According to news reports, Hanford tank farm workers using devises to inspect and measure contamination levels between the double shells of a waste storage tank found 3x the 'normal' level of contamination. But sources tell Newstalk870, that does NOT necessarily mean there's a leak. The tank in question was AZ-101.

According to Washington River Protection Services and KNDU-TV, workers last Friday were using a crawler do inspect the annulus, or space between the double shell walls.  When the crawler, which is like a mini tank with video camera and sensors, came out, it had three times to previous, or 'normal expected' levels of contamination.

The workers who were onsite left, per protocol, and one worker was found to have raised contamination on their suit. After removing the suits and cleaning, the worker didn't show any evidence of contamination on their body.

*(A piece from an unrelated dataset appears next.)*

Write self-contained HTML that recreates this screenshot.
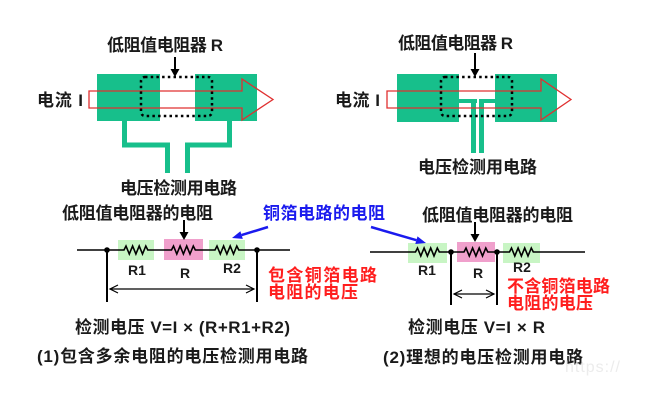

Officials say the air contamination monitor alarm did trigger, but sensors who's purpose is to detect leaks did not.

Many national media sources have run with the idea, and they have claimed the levels mean there's a leak. The same thread has been pursued by State Attorney General Bob Ferguson.

However, a source has told Newstalk870 that while the raised levels are of concern, it doesn't automatically mean there's leaking radioactive material which caused it. There are numerous ways the levels could have been raised. Much more investigation and observation will be needed to determine what exactly is happening to cause the raised levels of contamination.